STATED TASK.
Leave out the pictures, and retype only the lines from the beginning of the material through the line that contains "d3.scaleLinear().domain([0, 100]).range([mBottom, mTop]);", including both.

GIVEN INFORMATION.
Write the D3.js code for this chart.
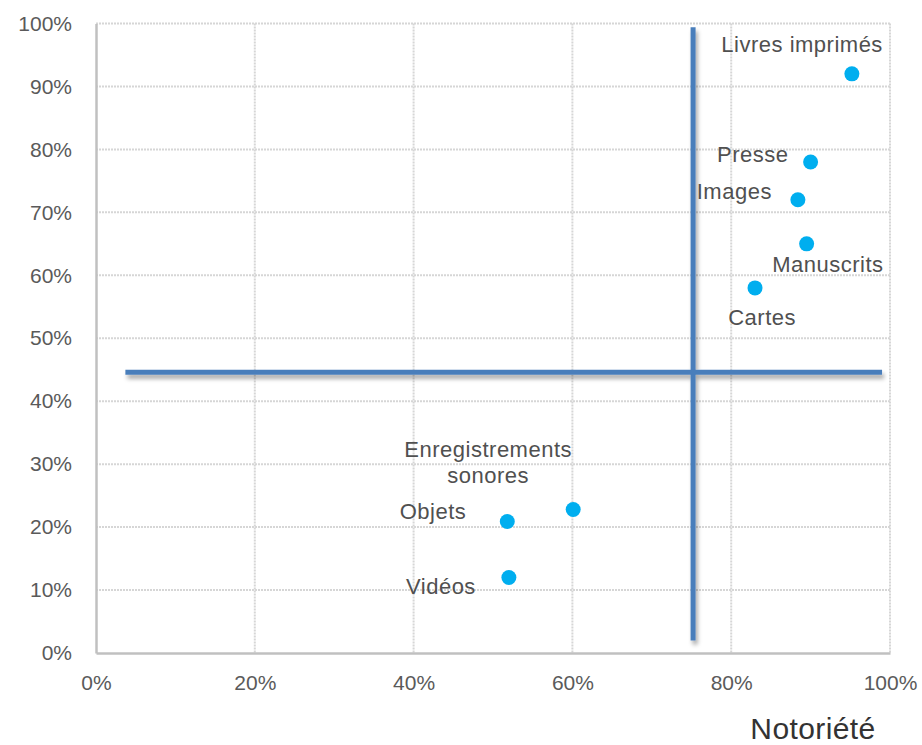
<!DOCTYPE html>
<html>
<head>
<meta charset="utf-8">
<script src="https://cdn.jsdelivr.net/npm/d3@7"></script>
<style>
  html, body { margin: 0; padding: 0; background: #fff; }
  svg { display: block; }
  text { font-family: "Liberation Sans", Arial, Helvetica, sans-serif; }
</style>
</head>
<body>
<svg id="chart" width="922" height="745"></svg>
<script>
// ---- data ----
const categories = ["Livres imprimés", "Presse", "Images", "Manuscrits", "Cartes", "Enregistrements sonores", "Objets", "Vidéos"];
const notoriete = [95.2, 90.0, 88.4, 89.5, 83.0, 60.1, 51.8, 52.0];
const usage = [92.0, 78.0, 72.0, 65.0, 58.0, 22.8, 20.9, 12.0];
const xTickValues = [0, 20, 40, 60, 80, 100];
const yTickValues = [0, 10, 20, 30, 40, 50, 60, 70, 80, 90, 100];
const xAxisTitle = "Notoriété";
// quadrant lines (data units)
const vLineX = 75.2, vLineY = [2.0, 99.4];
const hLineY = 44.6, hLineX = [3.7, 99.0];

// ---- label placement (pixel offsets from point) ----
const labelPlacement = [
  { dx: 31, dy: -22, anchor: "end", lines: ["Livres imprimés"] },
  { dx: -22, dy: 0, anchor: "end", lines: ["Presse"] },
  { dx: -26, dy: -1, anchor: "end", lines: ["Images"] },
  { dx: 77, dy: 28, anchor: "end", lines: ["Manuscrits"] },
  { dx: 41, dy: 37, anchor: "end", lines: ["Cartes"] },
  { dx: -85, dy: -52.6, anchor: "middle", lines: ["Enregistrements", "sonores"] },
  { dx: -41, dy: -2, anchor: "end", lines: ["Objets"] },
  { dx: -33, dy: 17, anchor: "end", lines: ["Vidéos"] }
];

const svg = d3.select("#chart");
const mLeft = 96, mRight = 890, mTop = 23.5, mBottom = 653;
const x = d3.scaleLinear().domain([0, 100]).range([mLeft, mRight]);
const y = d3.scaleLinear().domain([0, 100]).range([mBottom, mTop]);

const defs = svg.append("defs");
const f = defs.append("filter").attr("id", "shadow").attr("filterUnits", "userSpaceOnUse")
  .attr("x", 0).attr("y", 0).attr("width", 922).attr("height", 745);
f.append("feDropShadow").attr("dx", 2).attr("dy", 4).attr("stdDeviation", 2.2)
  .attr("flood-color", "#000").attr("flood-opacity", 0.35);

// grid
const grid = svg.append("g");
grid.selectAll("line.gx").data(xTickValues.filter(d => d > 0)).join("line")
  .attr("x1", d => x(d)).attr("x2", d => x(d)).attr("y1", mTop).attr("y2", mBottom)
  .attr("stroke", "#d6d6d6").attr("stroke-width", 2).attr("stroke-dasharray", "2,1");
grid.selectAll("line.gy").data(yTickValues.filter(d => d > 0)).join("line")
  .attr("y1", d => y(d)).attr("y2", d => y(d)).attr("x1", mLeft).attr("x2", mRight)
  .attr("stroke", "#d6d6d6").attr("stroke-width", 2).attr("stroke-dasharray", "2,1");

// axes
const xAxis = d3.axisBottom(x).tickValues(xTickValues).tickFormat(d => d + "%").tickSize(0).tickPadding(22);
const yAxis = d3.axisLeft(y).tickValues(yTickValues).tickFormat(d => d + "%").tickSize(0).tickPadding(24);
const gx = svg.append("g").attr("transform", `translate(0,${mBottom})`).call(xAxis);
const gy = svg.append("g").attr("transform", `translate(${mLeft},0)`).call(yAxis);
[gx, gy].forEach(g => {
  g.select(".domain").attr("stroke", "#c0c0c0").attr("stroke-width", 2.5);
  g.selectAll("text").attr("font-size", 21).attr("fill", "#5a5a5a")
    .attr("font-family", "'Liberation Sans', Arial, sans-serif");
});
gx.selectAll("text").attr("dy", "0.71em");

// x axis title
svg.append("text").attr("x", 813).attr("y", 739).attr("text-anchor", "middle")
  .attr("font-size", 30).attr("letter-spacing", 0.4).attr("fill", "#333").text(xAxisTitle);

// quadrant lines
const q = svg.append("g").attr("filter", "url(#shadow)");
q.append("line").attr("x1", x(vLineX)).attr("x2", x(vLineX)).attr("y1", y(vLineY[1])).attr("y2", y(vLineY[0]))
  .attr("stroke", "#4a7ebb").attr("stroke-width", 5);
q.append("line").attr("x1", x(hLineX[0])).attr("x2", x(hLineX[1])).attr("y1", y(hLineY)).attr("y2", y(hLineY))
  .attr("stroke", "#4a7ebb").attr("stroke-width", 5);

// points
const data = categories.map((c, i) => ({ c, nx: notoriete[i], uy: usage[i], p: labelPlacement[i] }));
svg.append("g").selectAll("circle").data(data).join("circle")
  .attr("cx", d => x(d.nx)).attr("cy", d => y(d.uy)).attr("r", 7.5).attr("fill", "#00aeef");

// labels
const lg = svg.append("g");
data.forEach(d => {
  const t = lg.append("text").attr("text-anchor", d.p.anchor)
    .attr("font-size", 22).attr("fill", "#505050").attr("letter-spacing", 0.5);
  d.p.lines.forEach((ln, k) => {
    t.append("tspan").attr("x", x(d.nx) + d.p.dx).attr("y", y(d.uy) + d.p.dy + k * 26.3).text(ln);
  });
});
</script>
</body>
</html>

PROBLEM SOLUTION.
Write the D3.js code for this chart.
<!DOCTYPE html>
<html>
<head>
<meta charset="utf-8">
<script src="https://cdn.jsdelivr.net/npm/d3@7"></script>
<style>
  html, body { margin: 0; padding: 0; background: #fff; }
  svg { display: block; }
  text { font-family: "Liberation Sans", Arial, Helvetica, sans-serif; }
</style>
</head>
<body>
<svg id="chart" width="922" height="745"></svg>
<script>
// ---- data ----
const categories = ["Livres imprimés", "Presse", "Images", "Manuscrits", "Cartes", "Enregistrements sonores", "Objets", "Vidéos"];
const notoriete = [95.2, 90.0, 88.4, 89.5, 83.0, 60.1, 51.8, 52.0];
const usage = [92.0, 78.0, 72.0, 65.0, 58.0, 22.8, 20.9, 12.0];
const xTickValues = [0, 20, 40, 60, 80, 100];
const yTickValues = [0, 10, 20, 30, 40, 50, 60, 70, 80, 90, 100];
const xAxisTitle = "Notoriété";
// quadrant lines (data units)
const vLineX = 75.2, vLineY = [2.0, 99.4];
const hLineY = 44.6, hLineX = [3.7, 99.0];

// ---- label placement (pixel offsets from point) ----
const labelPlacement = [
  { dx: 31, dy: -22, anchor: "end", lines: ["Livres imprimés"] },
  { dx: -22, dy: 0, anchor: "end", lines: ["Presse"] },
  { dx: -26, dy: -1, anchor: "end", lines: ["Images"] },
  { dx: 77, dy: 28, anchor: "end", lines: ["Manuscrits"] },
  { dx: 41, dy: 37, anchor: "end", lines: ["Cartes"] },
  { dx: -85, dy: -52.6, anchor: "middle", lines: ["Enregistrements", "sonores"] },
  { dx: -41, dy: -2, anchor: "end", lines: ["Objets"] },
  { dx: -33, dy: 17, anchor: "end", lines: ["Vidéos"] }
];

const svg = d3.select("#chart");
const mLeft = 96, mRight = 890, mTop = 23.5, mBottom = 653;
const x = d3.scaleLinear().domain([0, 100]).range([mLeft, mRight]);
const y = d3.scaleLinear().domain([0, 100]).range([mBottom, mTop]);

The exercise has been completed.